> TASK GOAL: Begin with the first line of the material and write out each line exactly, ending with the line that contains "import * as". Pictures are not part of the copy.

++++++++++

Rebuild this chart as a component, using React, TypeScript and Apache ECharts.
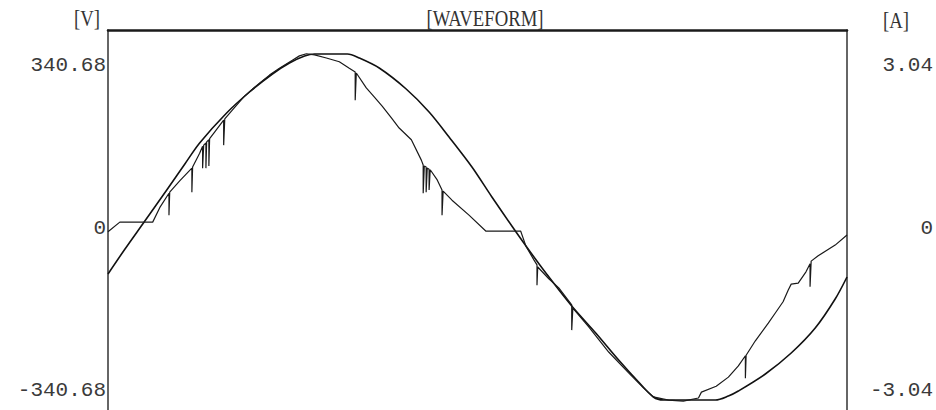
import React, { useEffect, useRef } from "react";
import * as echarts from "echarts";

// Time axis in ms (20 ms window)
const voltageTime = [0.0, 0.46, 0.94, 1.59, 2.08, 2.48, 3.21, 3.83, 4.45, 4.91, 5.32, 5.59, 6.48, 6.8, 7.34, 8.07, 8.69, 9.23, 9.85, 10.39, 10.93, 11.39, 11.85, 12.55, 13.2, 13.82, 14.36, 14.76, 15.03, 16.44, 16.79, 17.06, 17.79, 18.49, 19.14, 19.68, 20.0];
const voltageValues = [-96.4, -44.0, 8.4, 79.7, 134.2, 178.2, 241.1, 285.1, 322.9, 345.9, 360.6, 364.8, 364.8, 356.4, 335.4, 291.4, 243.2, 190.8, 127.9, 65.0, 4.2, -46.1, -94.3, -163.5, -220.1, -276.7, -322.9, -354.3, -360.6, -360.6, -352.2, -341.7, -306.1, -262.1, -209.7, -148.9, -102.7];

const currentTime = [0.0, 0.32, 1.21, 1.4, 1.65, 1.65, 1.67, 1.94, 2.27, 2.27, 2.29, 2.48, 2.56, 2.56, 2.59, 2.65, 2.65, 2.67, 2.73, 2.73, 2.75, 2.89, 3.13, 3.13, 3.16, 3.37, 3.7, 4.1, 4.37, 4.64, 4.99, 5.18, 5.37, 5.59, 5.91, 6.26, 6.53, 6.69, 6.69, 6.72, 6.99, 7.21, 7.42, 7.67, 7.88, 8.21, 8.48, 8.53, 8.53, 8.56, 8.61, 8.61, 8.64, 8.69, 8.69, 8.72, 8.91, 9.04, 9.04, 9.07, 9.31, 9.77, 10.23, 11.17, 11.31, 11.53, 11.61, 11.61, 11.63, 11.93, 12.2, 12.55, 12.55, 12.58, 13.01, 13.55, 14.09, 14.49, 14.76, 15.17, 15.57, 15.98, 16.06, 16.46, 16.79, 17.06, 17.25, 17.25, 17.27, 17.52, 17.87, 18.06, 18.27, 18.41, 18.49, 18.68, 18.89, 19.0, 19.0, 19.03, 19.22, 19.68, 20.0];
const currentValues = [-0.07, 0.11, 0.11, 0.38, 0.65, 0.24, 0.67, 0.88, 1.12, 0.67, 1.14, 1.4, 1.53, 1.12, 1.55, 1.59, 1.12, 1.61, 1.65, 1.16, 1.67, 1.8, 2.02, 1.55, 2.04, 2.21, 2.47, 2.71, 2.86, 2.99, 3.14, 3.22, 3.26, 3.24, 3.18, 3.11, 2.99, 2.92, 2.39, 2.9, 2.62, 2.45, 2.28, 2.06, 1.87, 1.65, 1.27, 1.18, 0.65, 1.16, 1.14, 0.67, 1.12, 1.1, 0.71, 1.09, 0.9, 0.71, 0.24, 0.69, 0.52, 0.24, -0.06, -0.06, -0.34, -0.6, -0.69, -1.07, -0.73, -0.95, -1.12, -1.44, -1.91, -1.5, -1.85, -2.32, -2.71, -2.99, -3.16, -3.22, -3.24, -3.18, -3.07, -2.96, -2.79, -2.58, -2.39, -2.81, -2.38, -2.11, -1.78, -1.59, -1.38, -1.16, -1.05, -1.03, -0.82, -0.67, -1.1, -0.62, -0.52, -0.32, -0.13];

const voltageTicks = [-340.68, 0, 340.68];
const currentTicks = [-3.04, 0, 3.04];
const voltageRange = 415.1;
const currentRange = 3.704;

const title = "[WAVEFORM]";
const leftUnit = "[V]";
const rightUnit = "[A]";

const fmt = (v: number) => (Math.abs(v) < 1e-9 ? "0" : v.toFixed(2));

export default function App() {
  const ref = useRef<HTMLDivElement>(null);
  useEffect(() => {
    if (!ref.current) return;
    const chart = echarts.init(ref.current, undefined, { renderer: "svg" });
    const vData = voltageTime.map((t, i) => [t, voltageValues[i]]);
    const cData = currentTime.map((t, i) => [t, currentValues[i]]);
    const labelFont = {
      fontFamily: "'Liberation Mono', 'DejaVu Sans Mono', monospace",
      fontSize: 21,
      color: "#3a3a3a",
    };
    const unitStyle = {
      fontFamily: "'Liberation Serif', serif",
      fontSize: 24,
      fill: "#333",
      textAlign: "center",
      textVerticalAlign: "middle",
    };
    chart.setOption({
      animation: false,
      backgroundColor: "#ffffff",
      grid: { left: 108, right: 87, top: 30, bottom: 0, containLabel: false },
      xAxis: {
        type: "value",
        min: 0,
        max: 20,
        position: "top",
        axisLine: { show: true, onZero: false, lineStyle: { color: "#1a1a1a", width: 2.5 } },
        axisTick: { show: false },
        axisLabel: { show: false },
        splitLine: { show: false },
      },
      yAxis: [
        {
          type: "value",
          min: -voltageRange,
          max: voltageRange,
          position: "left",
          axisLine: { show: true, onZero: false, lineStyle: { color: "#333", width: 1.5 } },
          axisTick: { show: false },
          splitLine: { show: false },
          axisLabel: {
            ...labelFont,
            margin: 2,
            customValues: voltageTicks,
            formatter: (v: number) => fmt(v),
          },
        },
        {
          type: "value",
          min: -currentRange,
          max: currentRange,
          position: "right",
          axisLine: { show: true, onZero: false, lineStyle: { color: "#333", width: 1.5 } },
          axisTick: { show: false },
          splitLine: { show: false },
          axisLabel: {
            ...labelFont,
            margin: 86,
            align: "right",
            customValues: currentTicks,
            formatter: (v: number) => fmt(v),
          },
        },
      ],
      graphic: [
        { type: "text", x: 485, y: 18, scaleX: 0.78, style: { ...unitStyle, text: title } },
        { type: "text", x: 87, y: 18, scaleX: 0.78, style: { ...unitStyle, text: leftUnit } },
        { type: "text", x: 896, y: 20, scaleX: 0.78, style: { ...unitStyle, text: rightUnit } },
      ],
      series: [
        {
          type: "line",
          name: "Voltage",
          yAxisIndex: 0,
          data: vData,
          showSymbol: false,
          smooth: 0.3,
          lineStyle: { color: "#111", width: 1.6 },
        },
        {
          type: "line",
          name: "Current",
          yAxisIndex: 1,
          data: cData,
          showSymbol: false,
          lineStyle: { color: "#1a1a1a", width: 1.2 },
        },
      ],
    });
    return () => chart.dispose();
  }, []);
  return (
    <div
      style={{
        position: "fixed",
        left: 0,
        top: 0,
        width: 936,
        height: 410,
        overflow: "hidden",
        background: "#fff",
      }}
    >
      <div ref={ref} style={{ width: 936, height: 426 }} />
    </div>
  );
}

++++++++++

> RESPONSE TO THIS EXERCISE:
Rebuild this chart as a component, using React, TypeScript and Apache ECharts.
import React, { useEffect, useRef } from "react";
import * as echarts from "echarts";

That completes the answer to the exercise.